But Are Marketers the Real Winners Following Last Week's FCC Ruling?
NEW YORK (AdAge.com) -- Though Google got half of what it wanted from the Federal Communications Commission last week in what is the first round of a long game leading to a more open national wireless broadband network, the FCC ruling has significant implications for consumers and carriers whose interests may prove to be at odds with each other -- just as Google hopes to benefit from both.The FCC plans to auction off a chunk of wireless spectrum. Google said it would participate in the auction if the FCC adopted four of its requests; the FCC adopted two. The first said consumers can use any mobile handset with any wireless network they prefer, meaning that certain models of cellphones won't be tied exclusively to one service provider (like the Apple iPhone and AT&T). The second ensures consumers could run any program (including, of course, Google programs) on their mobile devices.
Laying groundwork for Google phone
Already Google has been cozying up to handset makers and carriers to be sure its services would play a starring role on their networks and devices. A long-rumored Google phone could make an appearance as early as 2008, the Wall Street Journal reported last week.
Currently telecom carriers operate like AOL in the early days of the internet, creating so-called walled gardens of content and striking deals with content providers and generating revenue from ad sales in that garden. Sprint and Verizon Wireless have begun to sell ads in their gardens.
"At the end of the day, one thing is clear: Walled gardens don't tend to survive," said John Hadl, CEO of Brand In Hand and a strategic advisor on mobile to Procter & Gamble Co.
Unfortunately for carriers, they don't make money from ads sold on mobile sites outside that garden. An ad on the carrier deck of Sprint for the site Weather.com, for example, would generate revenue for Sprint. But if a Sprint customer went onto the mobile web to see a Weather.com ad, none of that revenue would go to the carrier.
The FCC ruling for the wireless spectrum to be auctioned off could ultimately mean less ad revenue for carriers, but could be a boon to marketers.

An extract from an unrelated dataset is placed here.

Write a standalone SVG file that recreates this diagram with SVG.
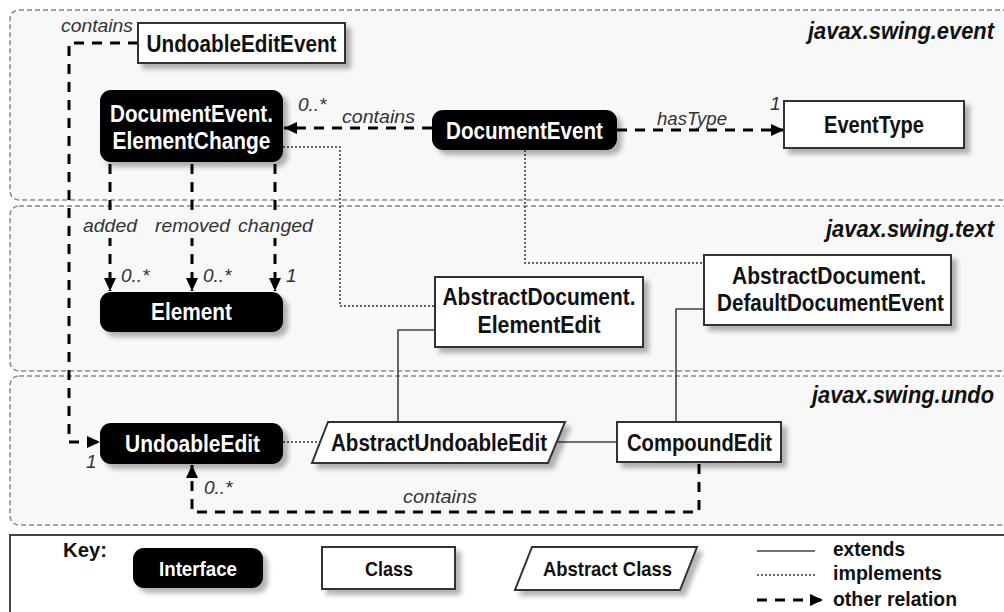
<svg xmlns="http://www.w3.org/2000/svg" width="1004" height="612" viewBox="0 0 1004 612">
<defs>
<filter id="sh" x="-10%" y="-20%" width="130%" height="160%">
<feGaussianBlur in="SourceAlpha" stdDeviation="2.5"/>
<feOffset dx="5" dy="5" result="o"/>
<feComponentTransfer><feFuncA type="linear" slope="0.3"/></feComponentTransfer>
<feMerge><feMergeNode/><feMergeNode in="SourceGraphic"/></feMerge>
</filter>
<marker id="arr" markerUnits="userSpaceOnUse" markerWidth="14" markerHeight="12" refX="13" refY="6" orient="auto">
<path d="M0,0 L13,6 L0,12 z" fill="#000"/>
</marker>
<style>
.pkg{fill:#f8f8f8;stroke:#888;stroke-width:1.5;stroke-dasharray:5,3}
.pkgl{font-family:"Liberation Sans",Arial,sans-serif;font-weight:bold;font-style:italic;font-size:23px;fill:#111}
.ifc{fill:#000;filter:url(#sh)}
.cls{fill:#fff;stroke:#333;stroke-width:2;filter:url(#sh)}
.nt{font-family:"Liberation Sans Narrow","Liberation Sans",Arial,sans-serif;font-weight:bold;font-size:23px;text-anchor:middle}
.w{fill:#fff}
.b{fill:#111}
.lbl{font-family:"Liberation Sans Narrow","Liberation Sans",Arial,sans-serif;font-style:italic;font-size:19px;fill:#333}
.ext{fill:none;stroke:#444;stroke-width:1.6}
.imp{fill:none;stroke:#333;stroke-width:1.5;stroke-dasharray:2,2}
.oth{fill:none;stroke:#000;stroke-width:3;stroke-dasharray:10,8}
.kt{font-family:"Liberation Sans Narrow","Liberation Sans",Arial,sans-serif;font-weight:bold;font-size:21px;fill:#111}
</style>
</defs>
<rect width="1004" height="612" fill="#fff"/>
<g id="packages">
<rect class="pkg" x="10" y="10" width="1010" height="190" rx="9"/>
<rect class="pkg" x="10" y="206" width="1010" height="165" rx="9"/>
<rect class="pkg" x="10" y="376" width="1010" height="149" rx="9"/>
<text class="pkgl" x="808" y="39" textLength="186" lengthAdjust="spacingAndGlyphs">javax.swing.event</text>
<text class="pkgl" x="826" y="237" textLength="168" lengthAdjust="spacingAndGlyphs">javax.swing.text</text>
<text class="pkgl" x="812" y="403" textLength="182" lengthAdjust="spacingAndGlyphs">javax.swing.undo</text>
</g>
<g id="connectors">
<path class="imp" d="M283,147 H340 V306 H435"/>
<path class="imp" d="M525,150 V263 H704"/>
<path class="imp" d="M283,442 H320"/>
<path class="ext" d="M398,422 V330 H435"/>
<path class="ext" d="M557,442 H617"/>
<path class="ext" d="M676,422 V309 H704"/>
<path class="oth" d="M138,43 H69 V442 H100" marker-end="url(#arr)"/>
<path class="oth" d="M432,128 H284" marker-end="url(#arr)"/>
<path class="oth" d="M617,130 H784" marker-end="url(#arr)"/>
<path class="oth" d="M110,164 V291" marker-end="url(#arr)"/>
<path class="oth" d="M192,164 V291" marker-end="url(#arr)"/>
<path class="oth" d="M275,164 V291" marker-end="url(#arr)"/>
<path class="oth" d="M699,464 V512 H192 V465" marker-end="url(#arr)"/>
<rect x="82" y="214" width="234" height="24" fill="#f8f8f8"/>
<text class="lbl" x="61" y="32" textLength="72" lengthAdjust="spacingAndGlyphs">contains</text>
<text class="lbl" x="298" y="111">0..*</text>
<text class="lbl" x="342" y="123" textLength="73" lengthAdjust="spacingAndGlyphs">contains</text>
<text class="lbl" x="657" y="125" textLength="70" lengthAdjust="spacingAndGlyphs">hasType</text>
<text class="lbl" x="770" y="110">1</text>
<text class="lbl" x="83" y="232" textLength="54" lengthAdjust="spacingAndGlyphs">added</text>
<text class="lbl" x="155" y="232" textLength="75" lengthAdjust="spacingAndGlyphs">removed</text>
<text class="lbl" x="238" y="232" textLength="75" lengthAdjust="spacingAndGlyphs">changed</text>
<text class="lbl" x="121" y="282">0..*</text>
<text class="lbl" x="203" y="282">0..*</text>
<text class="lbl" x="286" y="282">1</text>
<text class="lbl" x="86" y="468">1</text>
<text class="lbl" x="204" y="494">0..*</text>
<text class="lbl" x="403" y="503" textLength="74" lengthAdjust="spacingAndGlyphs">contains</text>
</g>
<g id="UndoableEditEvent">
<rect class="cls" x="138" y="23" width="207" height="40"/>
<text class="nt b" x="241.5" y="51.5" textLength="190" lengthAdjust="spacingAndGlyphs">UndoableEditEvent</text>
</g>
<g id="ElementChange">
<rect class="ifc" x="100" y="90" width="183" height="72" rx="11"/>
<text class="nt w" x="191.5" y="122" textLength="163" lengthAdjust="spacingAndGlyphs">DocumentEvent.</text>
<text class="nt w" x="191.5" y="149" textLength="158" lengthAdjust="spacingAndGlyphs">ElementChange</text>
</g>
<g id="DocumentEvent">
<rect class="ifc" x="432" y="110" width="185" height="40" rx="11"/>
<text class="nt w" x="524.5" y="138.5" textLength="157" lengthAdjust="spacingAndGlyphs">DocumentEvent</text>
</g>
<g id="EventType">
<rect class="cls" x="784" y="101" width="180" height="47"/>
<text class="nt b" x="874" y="133" textLength="100" lengthAdjust="spacingAndGlyphs">EventType</text>
</g>
<g id="Element">
<rect class="ifc" x="100" y="292" width="183" height="40" rx="11"/>
<text class="nt w" x="191.5" y="320" textLength="81" lengthAdjust="spacingAndGlyphs">Element</text>
</g>
<g id="ElementEdit">
<rect class="cls" x="435" y="277" width="208" height="70"/>
<text class="nt b" x="539" y="305" textLength="193" lengthAdjust="spacingAndGlyphs">AbstractDocument.</text>
<text class="nt b" x="539" y="333" textLength="123" lengthAdjust="spacingAndGlyphs">ElementEdit</text>
</g>
<g id="DefaultDocumentEvent">
<rect class="cls" x="704" y="255" width="247" height="70"/>
<text class="nt b" x="829" y="284" textLength="194" lengthAdjust="spacingAndGlyphs">AbstractDocument.</text>
<text class="nt b" x="830.5" y="311" textLength="227" lengthAdjust="spacingAndGlyphs">DefaultDocumentEvent</text>
</g>
<g id="UndoableEdit">
<rect class="ifc" x="100" y="423" width="183" height="41" rx="11"/>
<text class="nt w" x="192.5" y="452" textLength="135" lengthAdjust="spacingAndGlyphs">UndoableEdit</text>
</g>
<g id="AbstractUndoableEdit">
<polygon class="cls" points="328,422 565,422 548,463 312,463"/>
<text class="nt b" x="439" y="450.5" textLength="216" lengthAdjust="spacingAndGlyphs">AbstractUndoableEdit</text>
</g>
<g id="CompoundEdit">
<rect class="cls" x="617" y="422" width="164" height="40"/>
<text class="nt b" x="699.5" y="450.5" textLength="145" lengthAdjust="spacingAndGlyphs">CompoundEdit</text>
</g>
<g id="key">
<rect x="10" y="535" width="1010" height="90" fill="#fff" stroke="#444" stroke-width="2"/>
<text class="kt" x="63" y="557" textLength="44" lengthAdjust="spacingAndGlyphs">Key:</text>
<rect class="ifc" x="133" y="548" width="130" height="40" rx="11"/>
<text class="kt" x="159" y="576" style="fill:#fff" textLength="78" lengthAdjust="spacingAndGlyphs">Interface</text>
<rect class="cls" x="322" y="547" width="133" height="42"/>
<text class="kt" x="365" y="576" textLength="48" lengthAdjust="spacingAndGlyphs">Class</text>
<polygon class="cls" points="532,547 697,547 680,590 515,590"/>
<text class="kt" x="543" y="576" textLength="129" lengthAdjust="spacingAndGlyphs">Abstract Class</text>
<line class="ext" x1="757" y1="551" x2="815" y2="551"/>
<line class="imp" x1="757" y1="575" x2="815" y2="575"/>
<line class="oth" x1="757" y1="600" x2="823" y2="600" marker-end="url(#arr)"/>
<text class="kt" x="833" y="556" textLength="72" lengthAdjust="spacingAndGlyphs">extends</text>
<text class="kt" x="833" y="580" textLength="109" lengthAdjust="spacingAndGlyphs">implements</text>
<text class="kt" x="833" y="606" textLength="124" lengthAdjust="spacingAndGlyphs">other relation</text>
</g>
</svg>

Regardless of whether Google or the carriers won this round, for marketers "it's incredibly exciting, you've got these open platforms that allow for developers and marketers to reach consumers in whole new ways," said Craig Daitch, VP-group director of interactive strategy at PHD US. "The choices aren't predetermined for them."
Consumer choice
Allowing people to use their mobile device with any networks is also, in theory, good news for consumers. Already a reality in Europe, in the U.K. consumers have benefited as carriers offer discounts on a wider variety of phones to lure customers to sign contracts. Of course, consumers not wanting to be beholden to a contract can always pay full retail for a phone. Currently, telecom service providers, such as Verizon Wireless and AT&T, spend more than $5 billion a year in measured media, compared with about $200 million from cellphone manufacturers such as Motorola and Nokia.
Naysayers suggest otherwise. The handset constraints and control of applications are what allow carriers to provide consumers with deals such as free nights and weekends and new phones every two years, John Hodulik, a UBS telecom analyst wrote in a note to investors. "We believe these incentives make it unlikely that the open access requirements as we understand them will have much of an impact on the market."
Victory for wireless
So what didn't Google get? It wanted the FCC to require any carrier buying the spectrum to sell parts of the network to third parties at wholesale rates. It also wanted to remove limits on where the network could be tapped. Many considered the FCC's decision to reject those conditions to be a major victory for the wireless industry.
Because not all of Google's requests were met, it now says it may not choose to enter the auction. Google responded to the decision on its public policy blog: "The Federal Communications Commission made real, if incomplete, progress for consumers this afternoon. Just two months ago, the notion that the FCC would take such a big step forward to give consumers meaningful choice through this auction seemed unlikely at best."